# Stapled cut



## BF1911 (Feb 9, 2015)

Had an accident prepping a fire drill set. Knife slipped off and I heard it hit bone. My wife fixed me up. We'll keep an eye on infection.


----------



## BF1911 (Feb 9, 2015)

Finished. Three staples.


----------



## BF1911 (Feb 9, 2015)

Cut before closed.


----------



## txcatlady (Sep 26, 2013)

My granddaughter fell and cut her head tonight. In the ER they did not papoose her. She is 4. It took all 4 of them to hold her down for the two staples. She strained so hard that she now has broken blood vessels on her eye lids and under her eyes. Poor baby and poor mom and dad. The doctor is a good one. I have met him before. I told her if she would be still to tie a hair on each side in a knot to hold it together. When knot grows out, snip it off as wound should be healed. I wish they had tried it.


----------



## BF1911 (Feb 9, 2015)

txcatlady said:


> My granddaughter fell and cut her head tonight. In the ER they did not papoose her. She is 4. It took all 4 of them to hold her down for the two staples. She strained so hard that she now has broken blood vessels on her eye lids and under her eyes. Poor baby and poor mom and dad. The doctor is a good one. I have met him before. I told her if she would be still to tie a hair on each side in a knot to hold it together. When knot grows out, snip it off as wound should be healed. I wish they had tried it.

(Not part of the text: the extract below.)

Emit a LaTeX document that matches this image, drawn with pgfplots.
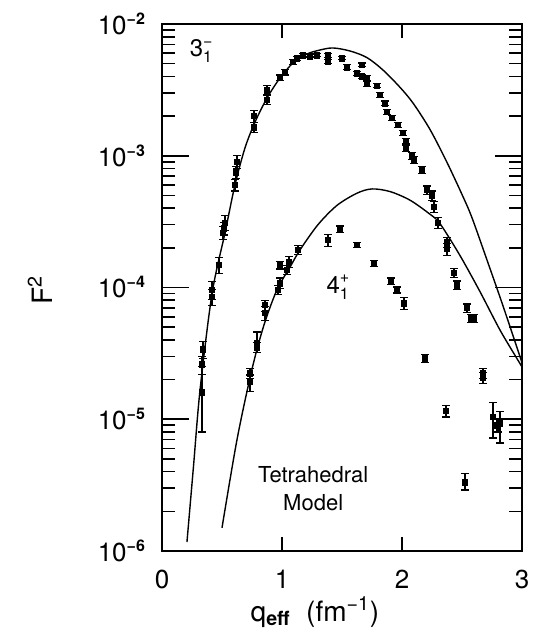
\documentclass[border=0pt]{standalone}
\usepackage{fontspec}
\setmainfont{TeX Gyre Heros}
\usepackage{amsmath}
\usepackage{pgfplots}
\usepackage{pgfplotstable}
\pgfplotsset{compat=1.18}
\pgfplotstableread{
x y ep em
0.333 1.6e-5 9e-6 8e-6
0.333 2.6e-5 4e-6 4e-6
0.342 3.4e-5 5e-6 5e-6
0.417 9.6e-5 1.5e-5 1.5e-5
0.417 8.5e-5 1.2e-5 1.2e-5
0.475 1.48e-4 2e-5 2e-5
0.508 2.6e-4 3e-5 3e-5
0.517 2.8e-4 3e-5 3e-5
0.525 3.1e-4 4e-5 4e-5
0.608 6.0e-4 6e-5 6e-5
0.617 7.5e-4 8e-5 8e-5
0.625 9.0e-4 1e-4 1e-4
0.767 1.65e-3 1.5e-4 1.5e-4
0.767 2.0e-3 2e-4 2e-4
0.875 2.65e-3 2e-4 2e-4
0.875 3.15e-3 2.5e-4 2.5e-4
0.983 3.9e-3 2e-4 2e-4
1.025 4.3e-3 2e-4 2e-4
1.092 5.15e-3 2e-4 2e-4
1.125 5.5e-3 2e-4 2e-4
1.175 5.8e-3 1.5e-4 1.5e-4
1.233 5.7e-3 1.5e-4 1.5e-4
1.292 5.8e-3 1.5e-4 1.5e-4
1.383 5.8e-3 2e-4 2e-4
1.383 5.2e-3 2e-4 2e-4
1.500 5.5e-3 1.5e-4 1.5e-4
1.542 4.7e-3 2e-4 2e-4
1.667 4.9e-3 1.5e-4 1.5e-4
1.625 4.2e-3 1.5e-4 1.5e-4
1.667 4.0e-3 1.5e-4 1.5e-4
1.708 3.9e-3 1.5e-4 1.5e-4
1.708 3.5e-3 1.5e-4 1.5e-4
1.792 3.4e-3 1.2e-4 1.2e-4
1.817 2.9e-3 1.2e-4 1.2e-4
1.858 2.5e-3 1e-4 1e-4
1.875 2.15e-3 1e-4 1e-4
1.917 1.94e-3 8e-5 8e-5
1.967 1.71e-3 8e-5 8e-5
2.008 1.49e-3 7e-5 7e-5
2.033 1.27e-3 8e-5 8e-5
2.033 1.15e-3 8e-5 8e-5
2.083 1.0e-3 6e-5 6e-5
2.100 9.3e-4 6e-5 6e-5
2.167 7.8e-4 5e-5 5e-5
2.208 5.5e-4 4e-5 4e-5
2.250 5.0e-4 4e-5 4e-5
2.267 4.1e-4 4e-5 4e-5
2.300 3.1e-4 3e-5 3e-5
2.375 2.2e-4 2e-5 2e-5
2.375 1.96e-4 2e-5 2e-5
2.433 1.29e-4 1e-5 1e-5
2.458 1.04e-4 8e-6 8e-6
2.542 7.0e-5 5e-6 5e-6
2.575 5.8e-5 4e-6 4e-6
2.600 5.8e-5 4e-6 4e-6
2.675 2.24e-5 2e-6 2e-6
2.675 2.06e-5 2e-6 2e-6
2.758 1.04e-5 3e-6 3.2e-6
2.790 9.0e-6 1e-6 1e-6
2.800 9.0e-6 1e-6 1e-6
2.817 9.3e-6 2.2e-6 2.7e-6
0.733 1.92e-5 2.5e-6 3e-6
0.733 2.24e-5 2e-6 2e-6
0.792 3.5e-5 3e-6 3e-6
0.792 3.8e-5 8e-6 6e-6
0.858 6.4e-5 8e-6 8e-6
0.858 7.4e-5 6e-6 8e-6
0.967 9.6e-5 8e-6 8e-6
0.983 1.08e-4 1e-5 1e-5
0.983 1.48e-4 1e-5 1e-5
1.042 1.36e-4 1e-5 1e-5
1.058 1.56e-4 1.5e-5 1.5e-5
1.133 1.93e-4 1.5e-5 1.5e-5
1.383 2.29e-4 2.5e-5 2.5e-5
1.483 2.78e-4 1.5e-5 1.5e-5
1.625 2.1e-4 1e-5 1e-5
1.767 1.53e-4 8e-6 8e-6
1.908 1.12e-4 6e-6 6e-6
1.958 9.6e-5 5e-6 5e-6
2.017 7.6e-5 8e-6 8e-6
2.192 2.9e-5 2e-6 2e-6
2.367 1.16e-5 1.2e-6 1.2e-6
2.525 3.3e-6 6e-7 4e-7
}\datatab
\pgfplotstableread{
x y
0.208 1.17e-6
0.2625 4.4e-6
0.317 1.67e-5
0.417 9.0e-5
0.525 2.6e-4
0.608 6.0e-4
0.692 1.15e-3
0.775 1.80e-3
0.875 2.74e-3
0.983 3.89e-3
1.092 5.06e-3
1.208 5.92e-3
1.317 6.35e-3
1.425 6.58e-3
1.567 6.24e-3
1.708 5.56e-3
1.842 4.47e-3
1.983 3.31e-3
2.092 2.51e-3
2.233 1.585e-3
2.375 8.9e-4
2.508 4.9e-4
2.583 3.39e-4
2.708 1.62e-4
2.842 7.24e-5
3.000 2.69e-5
}\curvethree
\pgfplotstableread{
x y
0.500 1.5e-6
0.625 7.0e-6
0.750 2.4e-5
0.850 5.2e-5
0.958 9.6e-5
1.067 1.43e-4
1.150 1.93e-4
1.300 3.0e-4
1.458 4.2e-4
1.625 5.2e-4
1.750 5.6e-4
1.900 5.35e-4
2.067 4.6e-4
2.233 3.6e-4
2.317 3.05e-4
2.483 1.75e-4
2.650 9.3e-5
2.817 4.75e-5
2.967 2.8e-5
3.000 2.5e-5
}\curvefour
\newcommand{\expo}[1]{\raisebox{5pt}{\fontsize{8}{9}\selectfont\bfseries #1}}
\begin{document}
\begin{tikzpicture}
\path[use as bounding box] (-81pt,-42.5pt) rectangle (185pt,275.5pt);
\begin{axis}[
  at={(0,0)}, anchor=south west,
  scale only axis, width=180pt, height=263.5pt,
  xmin=0, xmax=3, ymin=1e-6, ymax=1e-2, ymode=log,
  axis line style={line width=1pt},
  xtick={0,1,2,3}, xticklabels={0,1,2,3},
  ytick={1e-6,1e-5,1e-4,1e-3,1e-2},
  yticklabels={10\expo{−6},10\expo{−5},10\expo{−4},10\expo{−3},10\expo{−2}},
  major tick length=13.5pt, minor tick length=6.5pt,
  xtick style={/pgfplots/major tick length=7pt},
  tick style={line width=0.8pt, black},
  tick label style={font=\fontsize{13}{15}\selectfont},
  xticklabel style={yshift=-6pt},
  yticklabel style={xshift=-5pt},
  xlabel={q\textsubscript{\bfseries eff}\ \ (fm\textsuperscript{−1})},
  xlabel style={font=\fontsize{14}{16}\selectfont, at={(axis description cs:0.425,-0.116)}, anchor=center},
  ylabel={F\textsuperscript{2}},
  ylabel style={font=\fontsize{14}{16}\selectfont, at={(axis description cs:-0.339,0.495)}, anchor=center},
  clip=false,
]
\addplot[black, line width=0.7pt, smooth] table[x=x,y=y]{\curvethree};
\addplot[black, line width=0.7pt, smooth] table[x=x,y=y]{\curvefour};
\addplot[only marks, mark=square*, mark size=1.4pt, black,
  error bars/.cd, y dir=both, y explicit,
  error bar style={line width=0.6pt, black},
  error mark options={rotate=90, mark size=1.8pt, line width=0.6pt, black}]
  table[x=x, y=y, y error plus=ep, y error minus=em]{\datatab};
\node[font=\fontsize{12}{14}\selectfont] at (axis cs:0.33,6.2e-3) {$\text{3}^{\text{−}}_{\text{1}}$};
\node[font=\fontsize{12}{14}\selectfont] at (axis cs:1.47,1.0e-4) {$\text{4}^{\text{+}}_{\text{1}}$};
\node[font=\fontsize{11}{14}\selectfont, align=center] at (axis cs:1.26,3.0e-6) {Tetrahedral\\Model};
\end{axis}
\end{tikzpicture}
\end{document}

Really sorry about all that. I hope she has a speedy recovery.


----------



## camo2460 (Feb 10, 2013)

Boy I bet that felt real good, nice closure with those staples. BTW how did your fire board turn out?


----------



## TheLazyL (Jun 5, 2012)

BF1911 said:


> Cut before closed.


Nice clean cut. Looks like craftsmanship on your part. 

Should get you out of honey do chores for awhile!


----------



## BF1911 (Feb 9, 2015)

camo2460 said:


> Boy I bet that felt real good, nice closure with those staples. BTW how did your fire board turn out?


Fire board was postponed! I had a meeting that evening and am back to work now. I'll post that when I get back to it and get it finished.


----------



## LincTex (Apr 1, 2011)

BF1911 said:


> My wife fixed me up...


It's nice to have a Mrs. who can do that!


----------



## BF1911 (Feb 9, 2015)

Finished product. We left them in for 9 days. All is well. No infection. Confidence boosted.


----------



## rhrobert (Apr 27, 2009)

Good job.
I also bought some staplers and staple removers. It's faster and easier on a wound that doesn't need to look good. I'd still use sutures for facial wounds or high flexibility joints, but staples are great for anything else. 

Even no one with any experience can place or remove them....the biggest thing is to make sure your wound is clean and sterile first.


----------